Martín Vizcarra llegó a la presidencia del Perú empujado por la misma centrífuga que ha triturado su presidencia pocos meses antes de concluir, alimentada por el canibalismo político, la crisis de los partidos, la judicialización de la política, el gobierno de los jueces y el populismo.
Había sido electo como vicepresidente en la fórmula que encabezó Pedro Pablo Kuczynski, que lo escogió para consolidar su triunfo, pero consciente de que a la menor oportunidad les coloría un pie por delante, lo mandó al servicio exterior, pero, ni eso le valió.
Cuando estalló el escándalo de Odebrecht Kuczynski emergió como el presidente que estaba dispuesto a enfrentar con las mayores consecuencias las denuncias formuladas, y declaró categóricamente que procedería a anular todos los contratos que la firma tuviera en Perú.
Entonces el país quedó dividido entre una clase política corrupta con todos sus líderes involucrados en el expediente Odebrecht, y un presidente que había pasado por el pantano sin enlodarse.
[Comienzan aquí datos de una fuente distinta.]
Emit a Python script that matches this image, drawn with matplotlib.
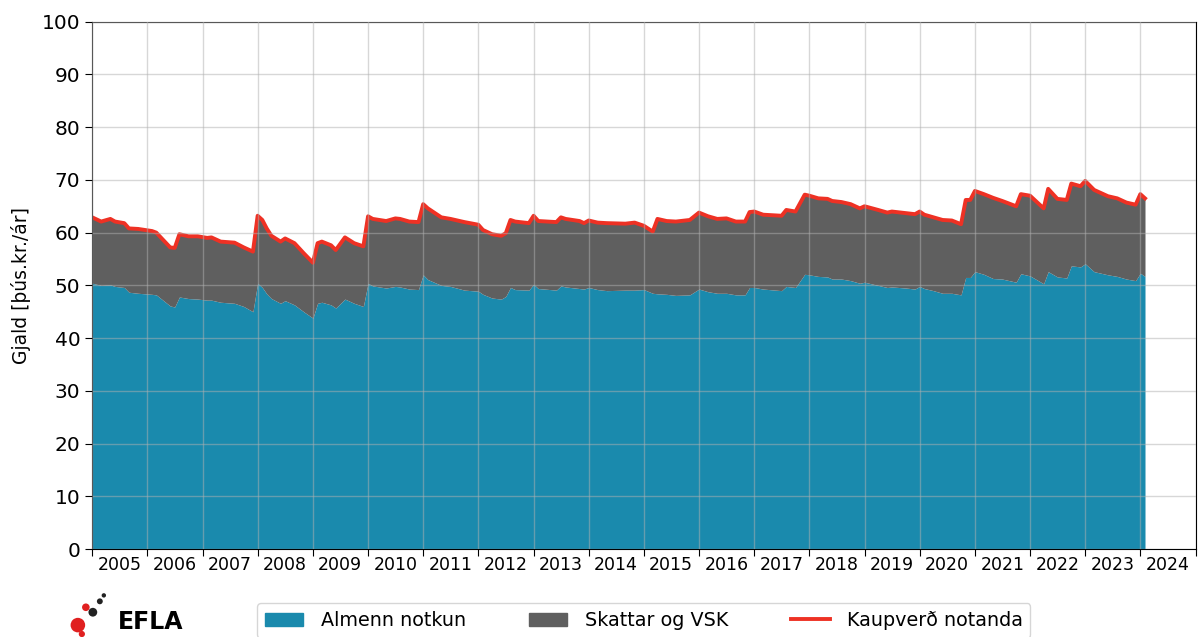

No hubo mandatario más elogiado, pero el entrampamiento unos meses después le alcanzó, demostrando que no era el que estaba en condiciones de lanzar la primera piedra, porque había sido beneficiario de un pago de 800 mil dólares que aunque lo justificaba como una asesoría brindada a Odebrecht tenía la pinta de soborno, entonces los otros políticos embarrados les cobraron todos los denuestos que él les había proferido.
Le montaron el juicio político para la vacancia, pero él no aguardó por ella y sus implicaciones de anulación de participación en la vida pública, y renunció dando paso a la gestión de Vizcarra.
Vizcarra por igual era un fenómeno extraño que se diferenciaba de una clase política corrupta que venía dispuesto a enfrentar con todas sus consecuencias, cosechando una altísima popularidad, pero también le apareció lo suyo, demostrándose que no era impoluto.
Si un mérito hay que atribuirle a su mandato fue el de tornar más caótica la gobernabilidad, al promover un referéndum que aprobó la no reelección de los diputados, punto por lo que la gente votó con la misma emotividad conque los británicos lo hicieron por el Brexit, o con la que los chilenos lo acaban de hacer para anular su constitución actual y darse una nueva, que no será otra cosa que la misma revestida porque nadie inventa el agua tipia, en lo fundamental las constituciones de todas las sociedades democráticas son las mismas.
Los mayores perdedores del impedimento de la reelección de los legisladores son los electores, porque una vez que han votado por un legislador, no hacen otra cosa que firmarle un cheque en blanco. Después de electo el legislador carece de compromiso con su electorado porque no tendrá que volver a darle la cara.
Vacar a un presidente con buena base de apoyo popular habría tenido consecuencias electorales que a los 105 legisladores que votaron no les afectan para nada, porque no serán candidatos a las próximas elecciones.
El caso es que en el Perú destituir a un presidente es mucho más fácil que conseguir la condena judicial de alguien que haya cometido un asesinato. No hay un solo expresidente de que pueda colocar la cabeza tranquila en una almohada: Alberto Fujimori aguarda por la muerte en una prisión; Alan García prefirió la muerte antes que la cárcel; Alejandro Toledo anda prófugo; Ollanta Humana y su esposa, en libertad condicional; y Pedro Pablo Kuczynski y Martín Vizcarra han pasado a presos de confianza.